Ma Corkill’s visit to ‘Bogong’ had its climax in her flinging a kettle of boiling water at her daughter halfway through the third day. She was collected by a Tyrrell grandson, almost as mature as his mother it seemed, as he sat in his convulsive Ford, under the brim of a green-grey Sewell felt, the neckband of his shirt gathered together by a glass ruby in a brass claw.
‘What can yer do,’ Mrs Tyrrell asked, ‘if it’s yer own mother?’
Nobody had the answer to that; least of all Eddie Twyborn, who had never found the answer to himself.
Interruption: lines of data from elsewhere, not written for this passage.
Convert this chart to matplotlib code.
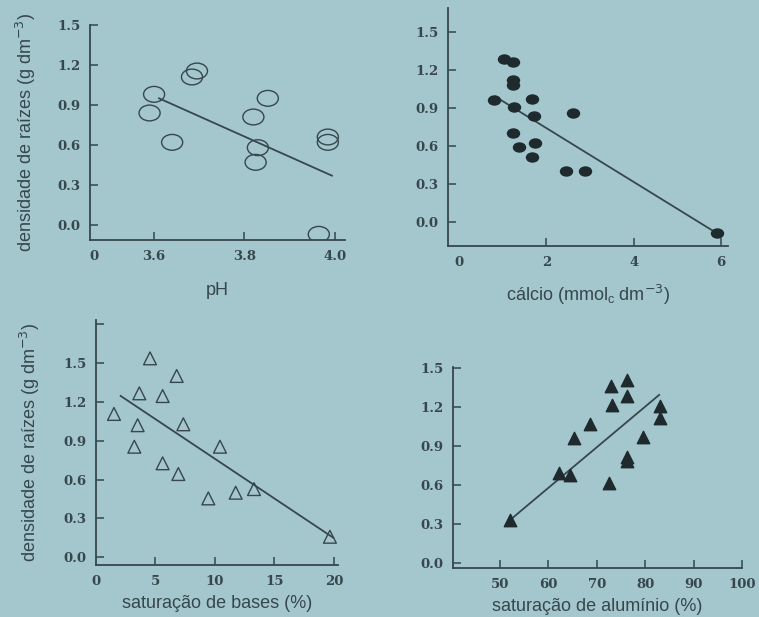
import matplotlib
matplotlib.use("Agg")
from matplotlib import pyplot as plt
from matplotlib.path import Path
from matplotlib.transforms import Affine2D

# pH panel (open circles)
ph_x = [3.60, 3.59, 3.64, 3.684, 3.695, 3.82, 3.852, 3.83, 3.825, 3.965, 3.985, 3.985]
ph_y = [0.98, 0.84, 0.62, 1.11, 1.155, 0.81, 0.95, 0.58, 0.47, -0.07, 0.66, 0.62]
ph_fit_x = [3.611, 3.994]
ph_fit_y = [0.95, 0.37]

# calcio panel (filled circles)
ca_x = [1.04, 1.24, 1.23, 1.24, 0.81, 1.26, 1.66, 1.72, 2.60, 1.23, 1.38, 1.74, 1.68, 2.45, 2.88, 5.90]
ca_y = [1.29, 1.26, 1.12, 1.08, 0.96, 0.905, 0.97, 0.84, 0.86, 0.705, 0.59, 0.62, 0.51, 0.40, 0.40, -0.09]
ca_fit_x = [0.83, 5.91]
ca_fit_y = [0.99, -0.09]

# saturacao de bases panel (open triangles)
sb_x = [1.51, 4.54, 3.64, 5.60, 6.78, 3.50, 3.22, 7.34, 10.42, 5.60, 6.92, 9.44, 11.74, 13.28, 19.66]
sb_y = [1.107, 1.536, 1.266, 1.245, 1.40, 1.02, 0.854, 1.027, 0.854, 0.726, 0.643, 0.455, 0.499, 0.527, 0.159]
sb_fit_x = [2.07, 19.95]
sb_fit_y = [1.246, 0.151]

# saturacao de aluminio panel (filled triangles)
al_x = [52.07, 62.25, 64.46, 65.35, 68.6, 72.87, 73.2, 76.18, 76.18, 72.59, 76.3, 76.3, 79.48, 83.06, 83.06]
al_y = [0.328, 0.697, 0.679, 0.961, 1.071, 1.364, 1.218, 1.41, 1.287, 0.615, 0.82, 0.789, 0.974, 1.21, 1.12]
al_fit_x = [52.07, 82.9]
al_fit_y = [0.33, 1.295]

bg = '#a4c6cd'
ink = '#36474d'
W, H = 759, 617

fig = plt.figure(figsize=(W / 100, H / 100), dpi=100, facecolor=bg)

# flattened circle, the scan is stretched sideways
ellipse = Path.unit_circle().transformed(Affine2D().scale(1.0, 0.75))

tick_font = dict(family='DejaVu Serif', weight='bold', size=9.5)
label_font = dict(family='Liberation Sans', size=13)


def make_ax(x0, x1, ytop, ybot):
    ax = fig.add_axes([x0 / W, 1 - ybot / H, (x1 - x0) / W, (ybot - ytop) / H])
    ax.set_facecolor('none')
    for s in ['top', 'right']:
        ax.spines[s].set_visible(False)
    for s in ['left', 'bottom']:
        ax.spines[s].set_color(ink)
        ax.spines[s].set_linewidth(1.3)
    ax.tick_params(direction='in', length=6, width=1.1, color=ink, labelcolor=ink, pad=7)
    return ax


def style_ticks(ax):
    for t in ax.get_xticklabels() + ax.get_yticklabels():
        t.set_fontfamily(tick_font['family'])
        t.set_fontweight(tick_font['weight'])
        t.set_fontsize(tick_font['size'])


yt = [0.0, 0.3, 0.6, 0.9, 1.2, 1.5]
ytl = ['0.0', '0.3', '0.6', '0.9', '1.2', '1.5']

# pH
ax1 = make_ax(90, 345, 25, 240)
ax1.set_xlim(3.458, 4.023)
ax1.set_ylim(-0.1125, 1.5)
ax1.plot(ph_fit_x, ph_fit_y, color=ink, lw=1.3)
ax1.scatter(ph_x, ph_y, marker=ellipse, s=230, facecolors='none', edgecolors=ink, linewidths=1.0, zorder=3)
ax1.set_xticks([3.467, 3.6, 3.8, 4.0], ['0', '3.6', '3.8', '4.0'])
ax1.xaxis.get_major_ticks()[0].tick1line.set_visible(False)
ax1.set_yticks(yt, ytl)
ax1.set_xlabel('pH', color=ink, labelpad=14, **label_font)
ax1.set_ylabel('densidade de raízes (g dm$^{-3}$)', color=ink, labelpad=14, **label_font)
style_ticks(ax1)

# calcio
ax2 = make_ax(448, 728, 8, 246)
ax2.set_xlim(-0.252, 6.156)
ax2.set_ylim(-0.189, 1.689)
ax2.plot(ca_fit_x, ca_fit_y, color=ink, lw=1.3)
ax2.scatter(ca_x, ca_y, marker=ellipse, s=75, color='#1e2a2e', edgecolors='#1e2a2e', zorder=3)
ax2.set_xticks([0, 2, 4, 6])
ax2.xaxis.get_major_ticks()[0].tick1line.set_visible(False)
ax2.set_yticks(yt, ytl)
ax2.set_xlabel('cálcio (mmol$_\\mathregular{c}$ dm$^{-3}$)', color=ink, labelpad=10, **label_font)
style_ticks(ax2)

# saturacao de bases
ax3 = make_ax(96, 338, 320, 565)
ax3.set_xlim(0, 20.34)
ax3.set_ylim(-0.059, 1.832)
ax3.plot(sb_fit_x, sb_fit_y, color=ink, lw=1.3)
ax3.scatter(sb_x, sb_y, marker='^', s=85, facecolors='none', edgecolors=ink, linewidths=1.0, zorder=3)
ax3.set_xticks([0, 5, 10, 15, 20])
ax3.xaxis.get_major_ticks()[0].tick1line.set_visible(False)
ax3.set_yticks(yt + [1.8], ytl + [''])
ax3.set_xlabel('saturação de bases (%)', color=ink, labelpad=5, **label_font)
ax3.set_ylabel('densidade de raízes (g dm$^{-3}$)', color=ink, labelpad=15, **label_font)
style_ticks(ax3)

# saturacao de aluminio
ax4 = make_ax(453, 742, 367, 568)
ax4.set_xlim(40.35, 100)
ax4.set_ylim(-0.038, 1.51)
ax4.plot(al_fit_x, al_fit_y, color=ink, lw=1.3)
ax4.scatter(al_x, al_y, marker='^', s=80, color='#1e2a2e', zorder=3)
ax4.set_xticks([50, 60, 70, 80, 90, 100])
ax4.set_yticks(yt, ytl)
ax4.set_xlabel('saturação de alumínio (%)', color=ink, labelpad=5, **label_font)
style_ticks(ax4)

fig.savefig('out.png', dpi=100, facecolor=bg)
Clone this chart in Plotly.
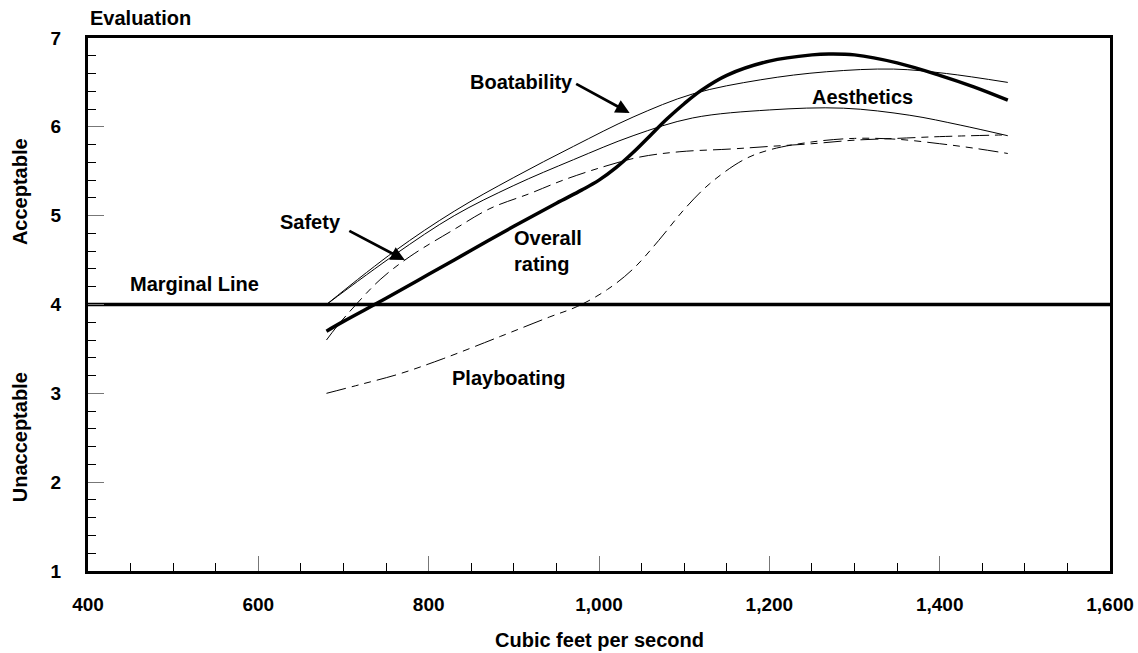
import plotly.graph_objects as go

# ---- data ----
overall_x = [680, 700, 750, 800, 850, 900, 950, 980, 1000, 1020, 1040, 1060, 1080, 1100, 1120, 1150, 1200, 1250, 1270, 1300, 1350, 1400, 1440, 1480]
overall_y = [3.70, 3.81, 4.07, 4.34, 4.61, 4.88, 5.14, 5.29, 5.40, 5.54, 5.71, 5.90, 6.09, 6.26, 6.41, 6.58, 6.74, 6.81, 6.82, 6.81, 6.72, 6.58, 6.45, 6.30]

boat_x = [680, 760, 830, 900, 970, 1040, 1110, 1190, 1267, 1346, 1408, 1480]
boat_y = [4.00, 4.60, 5.05, 5.43, 5.78, 6.11, 6.37, 6.53, 6.62, 6.65, 6.60, 6.50]

aes_x = [680, 760, 830, 900, 970, 1040, 1110, 1200, 1287, 1365, 1424, 1480]
aes_y = [4.00, 4.56, 5.00, 5.34, 5.63, 5.90, 6.10, 6.19, 6.21, 6.13, 6.02, 5.90]

safety_x = [680, 692, 711, 743, 778, 829, 872, 919, 958, 1005, 1048, 1095, 1154, 1201, 1250, 1300, 1350, 1400, 1480]
safety_y = [3.60, 3.75, 3.96, 4.28, 4.54, 4.84, 5.08, 5.25, 5.40, 5.55, 5.66, 5.72, 5.75, 5.78, 5.81, 5.85, 5.87, 5.89, 5.91]

play_x = [680, 720, 766, 817, 884, 942, 975, 1010, 1040, 1070, 1100, 1130, 1170, 1200, 1250, 1300, 1350, 1400, 1440, 1480]
play_y = [3.00, 3.10, 3.22, 3.39, 3.64, 3.86, 3.98, 4.17, 4.40, 4.72, 5.07, 5.36, 5.63, 5.74, 5.83, 5.87, 5.86, 5.81, 5.76, 5.70]

marginal_x = [400, 1600]
marginal_y = [4, 4]

x_range = [400, 1600]
y_range = [1, 7]

FONT = "Liberation Sans, Arial, sans-serif"
FS = 19      # tick labels
LFS = 20     # text labels

fig = go.Figure()

fig.add_trace(go.Scatter(x=marginal_x, y=marginal_y, mode="lines",
                         line=dict(color="black", width=3.5), hoverinfo="skip"))
fig.add_trace(go.Scatter(x=play_x, y=play_y, mode="lines",
                         line=dict(color="black", width=1, shape="spline", smoothing=1.0,
                                   dash="20px,6px,7px,6px,7px,6px")))
fig.add_trace(go.Scatter(x=safety_x, y=safety_y, mode="lines",
                         line=dict(color="black", width=1, shape="spline", smoothing=1.0,
                                   dash="18px,6px,7px,6px")))
fig.add_trace(go.Scatter(x=aes_x, y=aes_y, mode="lines",
                         line=dict(color="black", width=1, shape="spline", smoothing=1.0)))
fig.add_trace(go.Scatter(x=boat_x, y=boat_y, mode="lines",
                         line=dict(color="black", width=1, shape="spline", smoothing=1.0)))
fig.add_trace(go.Scatter(x=overall_x, y=overall_y, mode="lines",
                         line=dict(color="black", width=3.5, shape="spline", smoothing=1.0)))

bold = dict(family=FONT, size=LFS, color="black")

def label(text, x, y, **kw):
    fig.add_annotation(text="<b>%s</b>" % text.replace("\n", "</b><br><b>"), x=x, y=y,
                       showarrow=False, font=bold, **kw)

label("Boatability", 909, 6.50)
label("Aesthetics", 1309, 6.34)
label("Safety", 661, 4.93)
label("Overall\nrating", 898, 4.60, xanchor="left", align="left")
label("Playboating", 894, 3.17)
label("Marginal Line", 525, 4.23)

# arrows
for hx, hy, ax, ay in [(1036, 6.155, -55, -30), (772, 4.50, -57, -30)]:
    fig.add_annotation(x=hx, y=hy, ax=ax, ay=ay, text="", showarrow=True,
                       arrowhead=2, arrowsize=1.0, arrowwidth=2.8, arrowcolor="black")

# paper labels
fig.add_annotation(text="<b>Evaluation</b>", xref="paper", yref="paper", x=0, y=1.0375,
                   xanchor="left", yanchor="middle", showarrow=False, font=bold)
fig.add_annotation(text="<b>Cubic feet per second</b>", xref="paper", yref="paper", x=0.5, y=-0.1295,
                   xanchor="center", yanchor="middle", showarrow=False, font=bold)
fig.add_annotation(text="<b>Acceptable</b>", xref="paper", yref="paper", x=-0.0665, y=0.711,
                   xanchor="center", yanchor="middle", textangle=-90, showarrow=False, font=bold)
fig.add_annotation(text="<b>Unacceptable</b>", xref="paper", yref="paper", x=-0.0665, y=0.251,
                   xanchor="center", yanchor="middle", textangle=-90, showarrow=False, font=bold)

fig.update_layout(
    width=1138, height=653,
    margin=dict(l=88, r=28, t=38, b=82),
    paper_bgcolor="white", plot_bgcolor="white",
    showlegend=False,
    font=dict(family=FONT, size=FS, color="black"),
)
fig.update_xaxes(range=x_range, tickmode="linear", tick0=400, dtick=200, tickformat=",d",
                 ticks="inside", ticklen=15, tickwidth=1, tickcolor="#777",
                 showline=True, linewidth=3, linecolor="black", mirror=True,
                 showgrid=False, zeroline=False, ticklabelstandoff=14, automargin=False,
                 tickfont=dict(family=FONT, size=FS, color="black", weight="bold"),
                 minor=dict(ticks="inside", ticklen=8, tickwidth=1, tickcolor="black", dtick=50, showgrid=False))
fig.update_yaxes(range=y_range, tickmode="linear", tick0=1, dtick=1,
                 ticks="inside", ticklen=16, tickwidth=1, tickcolor="#777",
                 showline=True, linewidth=3, linecolor="black", mirror=True,
                 showgrid=False, zeroline=False, ticklabelstandoff=20, automargin=False,
                 tickfont=dict(family=FONT, size=FS, color="black", weight="bold"),
                 minor=dict(ticks="inside", ticklen=8, tickwidth=1, tickcolor="black", dtick=0.2, showgrid=False))

fig.write_html("out.html", config={"displayModeBar": False},
               post_script="document.body.style.margin='0';document.body.style.overflow='hidden';")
Least of all on his way up the hill to face Marcia’s displeasure for his neglect and his avoidance of her friends the Golsons, or perhaps on overcoming that displeasure, to prove to himself that she was still his mistress. It was most important that he should decide how much of his life was serious and how much farce.
Though late enough, there were signs of life, sounds of conversation. No car parked in the drive. Marcia might have persuaded a servant to stay behind and receive her confidences, or perhaps, he began to fear, Prowse had come up for some of that office work by which he boosted his self-importance.
Eddie passed the office window. In a deserted room a single light bulb under a white porcelain shade was engaged in a battering match with walls enamelled an electric blue.
The voices were coming from that vast and hideous mock-Tudor library. The windows and glass doors had been thrown open to summer. He halted in the darkness on reaching the narrow carpet of light laid across the tiles from doorway to garden.
‘You’re all very well when you need a bloke,’ Prowse was grumbling.
Marcia laughed what was recognisably a bored laugh. ‘We might as well admit there’s a practical side to every human relationship.’